SPX, Quo Vadis? Considering the Crash Potential

In view of the fact that the stock market action has gotten a bit out of hand again this week, we are providing a brief update of charts we have discussed in these pages over the past few weeks (see e.g. “The Flight to Fantasy”). We are doing this mainly because the probability that a low probability event will actually happen has increased somewhat in recent days.

Robert Taylor and Deborah Kerr cast wary glances at their ancient (modern at the time) pre-Ogygian deluge Quotron. This sucker is going down honey!

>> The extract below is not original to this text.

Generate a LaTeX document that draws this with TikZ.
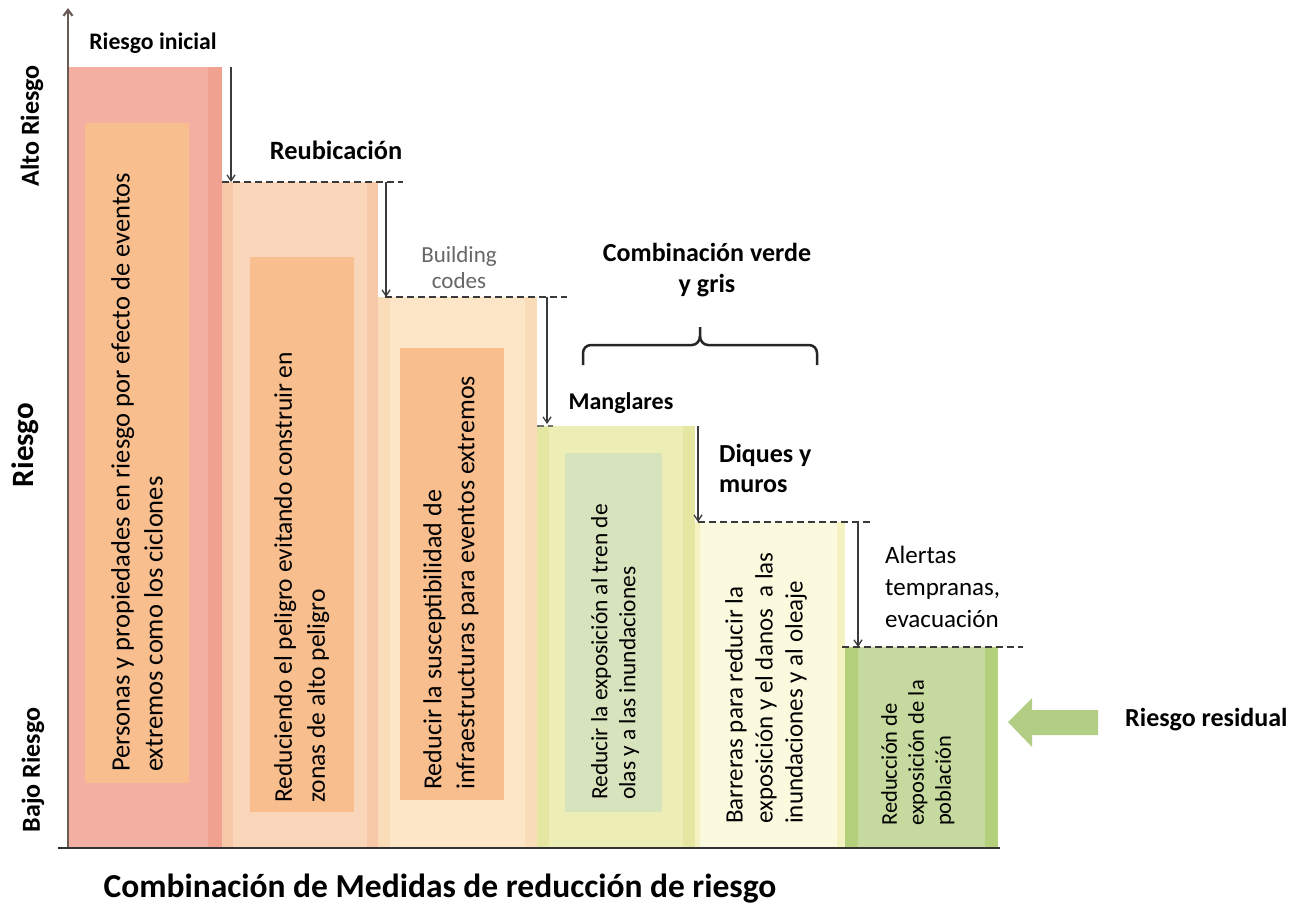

This idea is mainly based on just a few technical data points. We concede these are not ”fully confirmed” at this stage, as a number of normally expected inter-market warning signals remain by and large absent. Nevertheless, pilgrims, we cannot ignore what looks like a potentially dire development – regardless of whether or not the stock market ends up bouncing today.

So here is an update of the comparison chart of three important benchmark indexes we posted earlier this week, including a few new annotations which take the most recent moves into account:

SPX, NDX, and NYA – this looks ever more dangerous to us. The eerie similarities with several historical crash scenarios should not be dismissed lightly. That said, crashes are always low probability outcomes, so the default expectation should, of course, be that a retest is on its way. One has to be wary though.

The next chart is an update of the internals we have recently shown –  particularly noteworthy, the new high/new low percentage index (HLP), which has just issued a new sell signal and is still far from “oversold”:

A new sell signal as the NH/NL percentage index (HLP) sinks below the zero line again. Nothing is sufficiently “oversold” yet. Note: there was no a/d line divergence at the peak, which we usually see at major turning points. However, such a divergence does not always happen – e.g. there was no a/d line divergence in 1937 either (along similar lines, margin debt peaked after rather than before the market top in that fateful year).